By | October 12, 2016
      NSF DSCS South Pole

      A research station. Photo: National Science Foundation.

      [Via Satellite 10-12-2016] Scientists and researchers at the National Science Foundation’s (NSF’s) Amundsen-Scott Station, located at 90 degrees south on the South Pole, are using the Lockheed Martin-built Defense Satellite Communications System (DSCS) satellite DSCS-3-B7 for telecommunications services. Due to the research station’s extreme latitude, communications is difficult even for satellites. In June, the U.S. Air Force satellite took over the role of providing communication and data links between Amundsen-Scott and the U.S. Antarctic Program facility in Christchurch, New Zealand, which serves as the station’s link to the rest of the world.

      DSCS-3-B7 replaces the NSF’s GOES 3 satellite, which is being decommissioned. The DSCS satellite provides the station with internet access for 3.5 hours a day at speeds of up to 30 Mbps, an upgrade from about 1.5 Mbps achieved under GOES.

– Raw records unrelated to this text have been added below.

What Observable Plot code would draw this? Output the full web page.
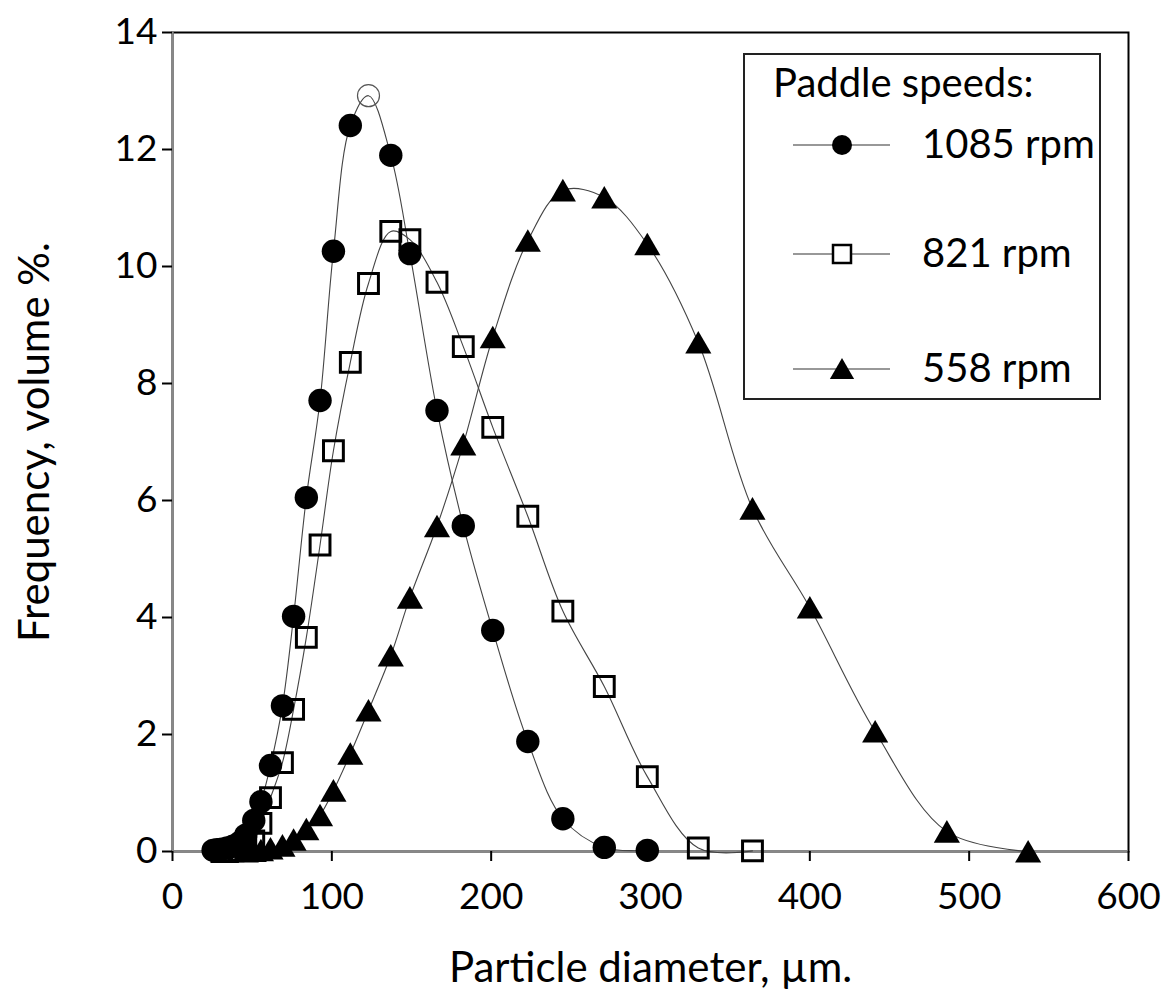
<!DOCTYPE html>
<html><head><meta charset="utf-8">
<script src="https://cdn.jsdelivr.net/npm/d3@7"></script>
<script src="https://cdn.jsdelivr.net/npm/@observablehq/plot@0.6"></script>
<style>
body{margin:0;background:#fff;}
#wrap{position:relative;width:1176px;height:1004px;font-family:Lato, sans-serif;}
#legend{position:absolute;left:743px;top:53px;width:354px;height:343px;border:2px solid #222;background:#fff;}
#legend svg{display:block;}
</style></head><body><div id="wrap"></div>
<script>
// Particle size bins (µm) shared by all series
const diameters = [25.5, 28, 31, 34.5, 38, 42, 46, 51, 55.5, 61.5, 69, 76, 84, 92.6, 101, 111.6, 123, 137, 149, 166, 182.5, 201, 223, 245, 271, 298, 330, 364, 400, 441, 486, 537];
// Frequency, volume % per paddle speed (null = no point)
const freq1085 = [0.02, 0.03, 0.04, 0.06, 0.09, 0.15, 0.28, 0.53, 0.85, 1.47, 2.49, 4.02, 6.05, 7.71, 10.26, 12.41, 12.92, 11.9, 10.22, 7.54, 5.57, 3.78, 1.88, 0.56, 0.07, 0.02, null, null, null, null, null, null];
const freq821 = [null, null, 0, 0, 0.01, 0.02, 0.06, 0.18, 0.48, 0.92, 1.52, 2.43, 3.66, 5.24, 6.85, 8.36, 9.71, 10.6, 10.46, 9.73, 8.63, 7.25, 5.73, 4.11, 2.82, 1.28, 0.06, 0.01, null, null, null, null];
const freq558 = [null, null, null, null, null, null, 0, 0.01, 0.02, 0.05, 0.1, 0.2, 0.38, 0.62, 1.04, 1.67, 2.41, 3.35, 4.34, 5.56, 6.96, 8.79, 10.44, 11.3, 11.18, 10.38, 8.7, 5.86, 4.17, 2.05, 0.34, 0];
const seriesNames = ["1085 rpm", "821 rpm", "558 rpm"];
const legendTitle = "Paddle speeds:";
const xTicks = [0, 100, 200, 300, 400, 500, 600];
const yTicks = [0, 2, 4, 6, 8, 10, 12, 14];
const xLabel = "Particle diameter, µm.";
const yLabel = "Frequency, volume %.";
const hollowPeakDiameter = 123; // 1085 rpm peak point drawn as an open circle

const allSeries = [freq1085, freq821, freq558];
const rows = [];
allSeries.forEach((vals, s) => {
  vals.forEach((v, i) => {
    if (v != null) rows.push({series: seriesNames[s], d: diameters[i], f: v});
  });
});
const circles = rows.filter(r => r.series === seriesNames[0] && r.d !== hollowPeakDiameter);
const peak = rows.filter(r => r.series === seriesNames[0] && r.d === hollowPeakDiameter);
const squares = rows.filter(r => r.series === seriesNames[1]);
const triangles = rows.filter(r => r.series === seriesNames[2]);

const chart = Plot.plot({
  width: 1176, height: 1004,
  marginLeft: 172, marginRight: 48, marginTop: 32, marginBottom: 153,
  style: {fontFamily: "Lato, sans-serif", fontSize: "37px", color: "#000", background: "#fff"},
  x: {domain: [0, 600]},
  y: {domain: [0, 14]},
  marks: [
    Plot.frame({stroke: "#000", strokeWidth: 2}),
    Plot.ruleX([0], {stroke: "#888", strokeWidth: 2.5}),
    Plot.ruleY([0], {stroke: "#888", strokeWidth: 2.5}),
    Plot.axisX({ticks: xTicks, tickSize: 10, tickPadding: 21, tickFormat: d => String(d), strokeWidth: 2,
      label: xLabel, labelAnchor: "center", labelArrow: "none", labelOffset: 130}),
    Plot.axisY({ticks: yTicks, tickSize: 10, tickPadding: 5, tickFormat: d => String(d), strokeWidth: 2,
      label: yLabel, labelAnchor: "center", labelArrow: "none", labelOffset: 153}),
    Plot.line(rows, {x: "d", y: "f", z: "series", curve: "catmull-rom", stroke: "#444", strokeWidth: 1.1}),
    Plot.dot(triangles, {x: "d", y: "f", symbol: "triangle", r: 9.7, fill: "#000", stroke: "none", dy: 3.5}),
    Plot.dot(squares, {x: "d", y: "f", symbol: "square", r: 11.2, fill: "none", stroke: "#000", strokeWidth: 3}),
    Plot.dot(circles, {x: "d", y: "f", symbol: "circle", r: 11.7, fill: "#000", stroke: "none"}),
    Plot.dot(peak, {x: "d", y: "f", symbol: "circle", r: 11, fill: "none", stroke: "#555", strokeWidth: 1.2})
  ]
});
const wrap = document.getElementById("wrap");
wrap.appendChild(chart);
// Larger axis titles
chart.querySelectorAll('g[aria-label="x-axis label"] text, g[aria-label="y-axis label"] text')
  .forEach(t => t.setAttribute("font-size", "42px"));
chart.querySelectorAll('g[aria-label="x-axis label"], g[aria-label="y-axis label"]')
  .forEach(g => g.setAttribute("font-size", "42px"));

// Legend (inside plot area, top-right)
const leg = document.createElement("div");
leg.id = "legend";
wrap.appendChild(leg);
const ls = d3.select(leg).append("svg").attr("width", 354).attr("height", 343)
  .style("font-family", "Lato, sans-serif").style("font-size", "40px");
ls.append("text").attr("x", 28).attr("y", 42).text(legendTitle);
const entryY = [90, 199, 314];
const symbols = [d3.symbolCircle, d3.symbolSquare, d3.symbolTriangle];
seriesNames.forEach((name, i) => {
  const y = entryY[i];
  ls.append("line").attr("x1", 48).attr("x2", 145).attr("y1", y).attr("y2", y).attr("stroke", "#333").attr("stroke-width", 1.2);
  const sym = ls.append("path").attr("transform", `translate(97,${y + (i === 2 ? 3 : 0)})`);
  if (i === 0) sym.attr("d", d3.symbol(symbols[0], Math.PI * 100)()).attr("fill", "#000");
  if (i === 1) sym.attr("d", d3.symbol(symbols[1], 18 * 18)()).attr("fill", "#fff").attr("stroke", "#000").attr("stroke-width", 2.5);
  if (i === 2) sym.attr("d", d3.symbol(symbols[2], Math.PI * 9 * 9)()).attr("fill", "#000");
  ls.append("text").attr("x", 177).attr("y", y + 13).text(name);
});
</script></body></html>
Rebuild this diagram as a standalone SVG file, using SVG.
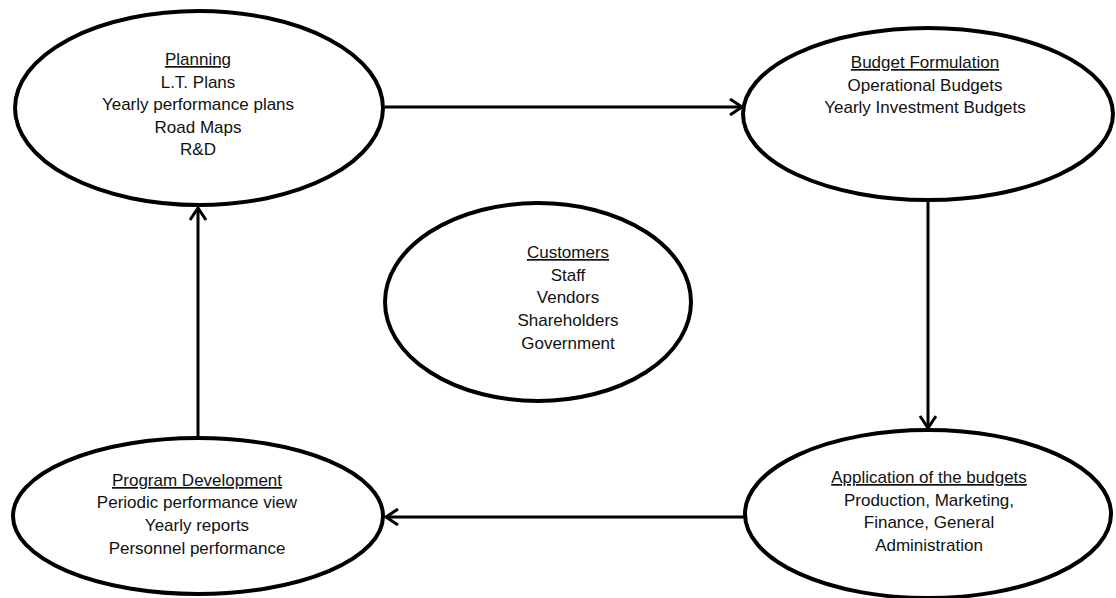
<svg xmlns="http://www.w3.org/2000/svg" width="1116" height="598" viewBox="0 0 1116 598">
  <style>
    .node ellipse { fill: #ffffff; stroke: #000000; stroke-width: 4; }
    .node text { font-family: "Liberation Sans", Arial, sans-serif; font-size: 17px; fill: #111111; text-anchor: middle; }
    .node .title { text-decoration: underline; }
    .edge { stroke: #000000; stroke-width: 3; fill: none; marker-end: url(#arrow); }
  </style>
  <defs>
    <marker id="arrow" markerUnits="userSpaceOnUse" markerWidth="16" markerHeight="20" refX="13" refY="9" orient="auto">
      <path d="M1,1 L13,9 L1,17" fill="none" stroke="#000000" stroke-width="3" stroke-linejoin="miter"/>
    </marker>
  </defs>
  <rect width="1116" height="598" fill="#ffffff"/>

  <g id="connectors">
    <line class="edge" x1="385" y1="107" x2="742" y2="107"/>
    <line class="edge" x1="928" y1="201" x2="928" y2="428"/>
    <line class="edge" x1="745" y1="517" x2="386" y2="517"/>
    <line class="edge" x1="198" y1="438" x2="198" y2="208"/>
  </g>

  <g id="planning" class="node">
    <ellipse cx="199" cy="108" rx="184" ry="97"/>
    <text class="title" x="198" y="65">Planning</text>
    <text x="198" y="88">L.T. Plans</text>
    <text x="198" y="110">Yearly performance plans</text>
    <text x="198" y="133">Road Maps</text>
    <text x="198" y="155">R&amp;D</text>
  </g>

  <g id="budget-formulation" class="node">
    <ellipse cx="928" cy="114" rx="185" ry="86"/>
    <text class="title" x="925" y="68">Budget Formulation</text>
    <text x="925" y="91">Operational Budgets</text>
    <text x="925" y="113">Yearly Investment Budgets</text>
  </g>

  <g id="customers" class="node">
    <ellipse cx="538" cy="302" rx="153" ry="99"/>
    <text class="title" x="568" y="258">Customers</text>
    <text x="568" y="281">Staff</text>
    <text x="568" y="303">Vendors</text>
    <text x="568" y="326">Shareholders</text>
    <text x="568" y="349">Government</text>
  </g>

  <g id="program-development" class="node">
    <ellipse cx="198" cy="516" rx="185" ry="78"/>
    <text class="title" x="197" y="486">Program Development</text>
    <text x="197" y="508">Periodic performance view</text>
    <text x="197" y="531">Yearly reports</text>
    <text x="197" y="554">Personnel performance</text>
  </g>

  <g id="application" class="node">
    <ellipse cx="928" cy="514" rx="183" ry="84"/>
    <text class="title" x="929" y="483">Application of the budgets</text>
    <text x="929" y="506">Production, Marketing,</text>
    <text x="929" y="528">Finance, General</text>
    <text x="929" y="551">Administration</text>
  </g>
</svg>
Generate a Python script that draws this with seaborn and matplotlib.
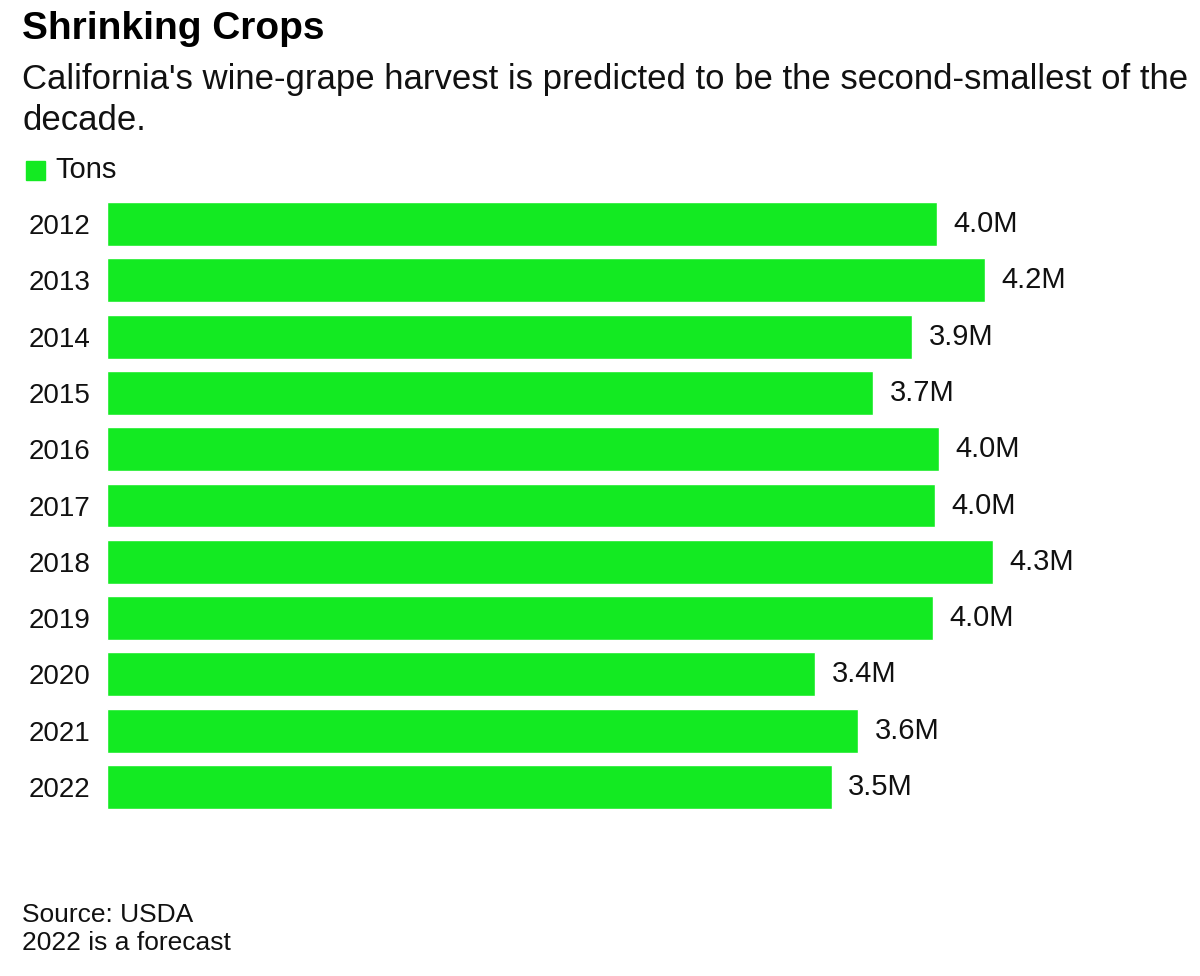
import seaborn as sns
import pandas as pd
import matplotlib.pyplot as plt
from matplotlib.patches import Rectangle

# harvest in millions of tons
years = ['2012', '2013', '2014', '2015', '2016', '2017', '2018', '2019', '2020', '2021', '2022']
tons = [4.01, 4.24, 3.89, 3.70, 4.02, 4.00, 4.28, 3.99, 3.42, 3.63, 3.50]
labels = ['4.0M', '4.2M', '3.9M', '3.7M', '4.0M', '4.0M', '4.3M', '4.0M', '3.4M', '3.6M', '3.5M']

green = '#13ea22'

sns.set_theme(style='white')
plt.rcParams['font.family'] = ['Liberation Sans', 'DejaVu Sans']

df = pd.DataFrame({'Year': years, 'Tons': tons})

fig = plt.figure(figsize=(12, 9.76), dpi=100)
ax = fig.add_axes([107 / 1200, 1 - 815 / 976, (1190 - 107) / 1200, 619 / 976])

sns.barplot(data=df, x='Tons', y='Year', orient='h', color=green, width=0.78,
            saturation=1, ax=ax)

ax.bar_label(ax.containers[0], labels=labels, padding=12, fontsize=21, color='#111111')

ax.set_xlim(0, 1083 / 207)
ax.set_ylim(10.5, -0.5)
ax.set_xlabel('')
ax.set_ylabel('')
ax.set_xticks([])
ax.tick_params(axis='y', length=0, pad=12, labelsize=20, labelcolor='#111111')
sns.despine(ax=ax, left=True, bottom=True)

# titles
fig.text(22 / 1200, 1 - 29 / 976, 'Shrinking Crops', fontsize=28, fontweight='bold',
         va='center', ha='left', color='#000000')
fig.text(22 / 1200, 1 - 79 / 976, "California's wine-grape harvest is predicted to be the second-smallest of the",
         fontsize=25, va='center', ha='left', color='#111111')
fig.text(22 / 1200, 1 - 121 / 976, 'decade.', fontsize=25, va='center', ha='left', color='#111111')

# legend
fig.patches.append(Rectangle((26 / 1200, 1 - 180 / 976), 19 / 1200, 19 / 976,
                             transform=fig.transFigure, color=green))
fig.text(55 / 1200, 1 - 170 / 976, 'Tons', fontsize=21, va='center', ha='left', color='#111111')

# footer
fig.text(22 / 1200, 1 - 915 / 976, 'Source: USDA', fontsize=19, va='center', ha='left', color='#111111')
fig.text(22 / 1200, 1 - 943 / 976, '2022 is a forecast', fontsize=19, va='center', ha='left', color='#111111')

fig.savefig('out.png', dpi=100)
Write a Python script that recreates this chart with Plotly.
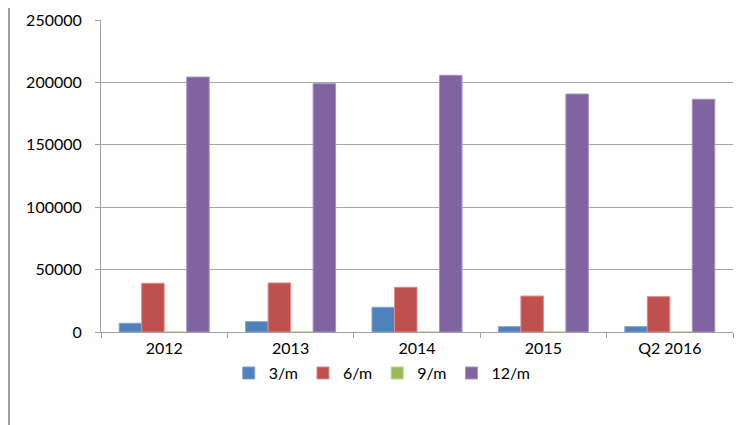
import plotly.graph_objects as go

categories = ["2012", "2013", "2014", "2015", "Q2 2016"]
series_names = ["3/m", "6/m", "9/m", "12/m"]
s3 = [7000, 8300, 19800, 4300, 4300]
s6 = [39000, 39300, 35800, 28800, 28300]
s9 = [0, 0, 0, 0, 0]
s12 = [204300, 199000, 205700, 190700, 186500]
y_ticks = [0, 50000, 100000, 150000, 200000, 250000]

colors = ["#4F81BD", "#C0504D", "#9BBB59", "#8064A2"]
edges = ["#7FA3D3", "#DE8A87", "#BDD68A", "#A892C4"]

fig = go.Figure()
for name, vals, c, e in zip(series_names, [s3, s6, s9, s12], colors, edges):
    fig.add_trace(go.Bar(x=categories, y=vals, name=name,
                         marker=dict(color=c, line=dict(color=e, width=1))))

font = dict(family="Lato, Open Sans, sans-serif", size=16, color="#000000")
fig.update_layout(
    width=749, height=425,
    margin=dict(l=93, r=24, t=12, b=101, autoexpand=False),
    paper_bgcolor="white", plot_bgcolor="white",
    barmode="group", bargap=0.288, bargroupgap=0,
    font=font,
    showlegend=True,
    legend=dict(orientation="h", x=0.445, xanchor="center",
                yref="container", y=0.181, yanchor="top",
                bgcolor="rgba(0,0,0,0)",
                font=dict(size=16), itemwidth=30, traceorder="normal"),
    xaxis=dict(showline=True, linecolor="#A0A0A0", linewidth=1,
               ticks="outside", tickson="boundaries", ticklen=5, tickcolor="#A0A0A0",
               showgrid=False, automargin=False, ticklabelstandoff=2),
    yaxis=dict(range=[0, 250000], tickvals=y_ticks, ticktext=[str(v) for v in y_ticks],
               showline=True, linecolor="#A0A0A0", linewidth=1,
               ticks="outside", ticklen=5, tickcolor="#A0A0A0",
               gridcolor="#A6A6A6", gridwidth=1, zeroline=False,
               automargin=False, ticklabelstandoff=10),
    shapes=[dict(type="line", xref="paper", yref="paper",
                 x0=-0.1456, x1=-0.1456, y0=-0.4, y1=1.2,
                 line=dict(color="#A0A0A0", width=2))],
)
fig.write_html("out.html")
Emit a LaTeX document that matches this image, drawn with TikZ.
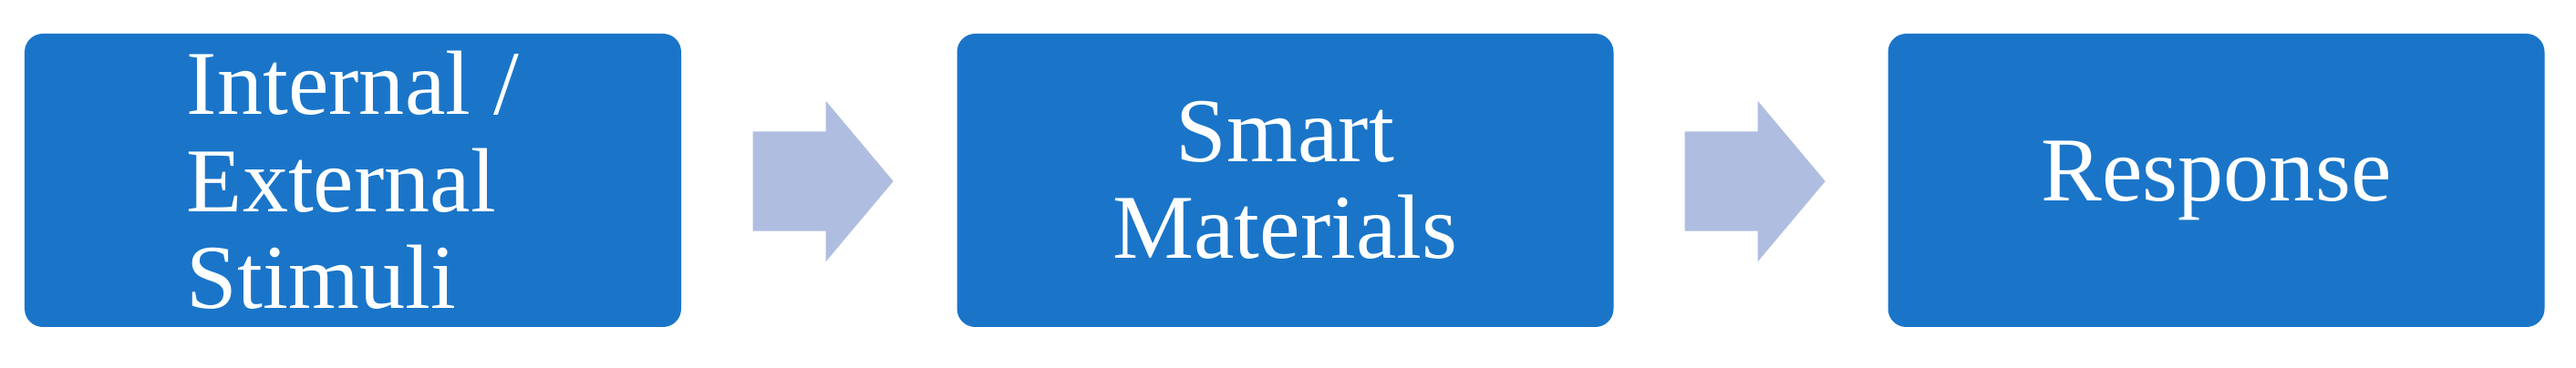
\documentclass[tikz,border=0pt]{standalone}
\usepackage{fontspec}
\setmainfont{Liberation Serif}
\usepackage{tikz}
\usetikzlibrary{shapes.arrows}

\definecolor{boxblue}{RGB}{26,117,201}
\definecolor{arrowblue}{RGB}{175,190,224}

\begin{document}
\begin{tikzpicture}[auto,
  stage/.style={fill=boxblue, rounded corners=0.2cm, minimum width=7.2cm,
                minimum height=3.22cm, inner sep=0pt, text=white,
                font=\fontsize{28.5}{30.3}\selectfont},
  blockarrow/.style={single arrow, fill=arrowblue, inner xsep=0pt, inner ysep=0.54cm,
                minimum height=1.54cm, minimum width=0pt, anchor=tail,
                single arrow head extend=0.335cm, single arrow tip angle=100}]
\useasboundingbox (0,0) rectangle (28.25,4.04);
\node[stage, align=left] (stimuli)  at (3.87,2.06)   {Internal /\\External\\Stimuli};
\node[stage, align=center] (smart)  at (14.095,2.06) {Smart\\Materials};
\node[stage] (response)             at (24.305,2.06) {Response};
\node[blockarrow] (arrow1) at (8.25,2.05)  {};
\node[blockarrow] (arrow2) at (18.47,2.05) {};
\end{tikzpicture}
\end{document}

      Originally launched on July 31, 1995 with a 10 year-design life, DSCS-3-B7 has lived past its expectancy by 11 years. Six on-orbit DSCS 3 satellites remain operational with more than 259 years of combined service life, providing nearly 120 extra years of mission life. Lockheed Martin sustains the DSCS constellation, as well as the Advanced Extremely High Frequency (AEHF) system and Milstar blocks 1 and 2, under the Air Force’s Combined Orbital Operations Logistics Sustainment (COOLS) program.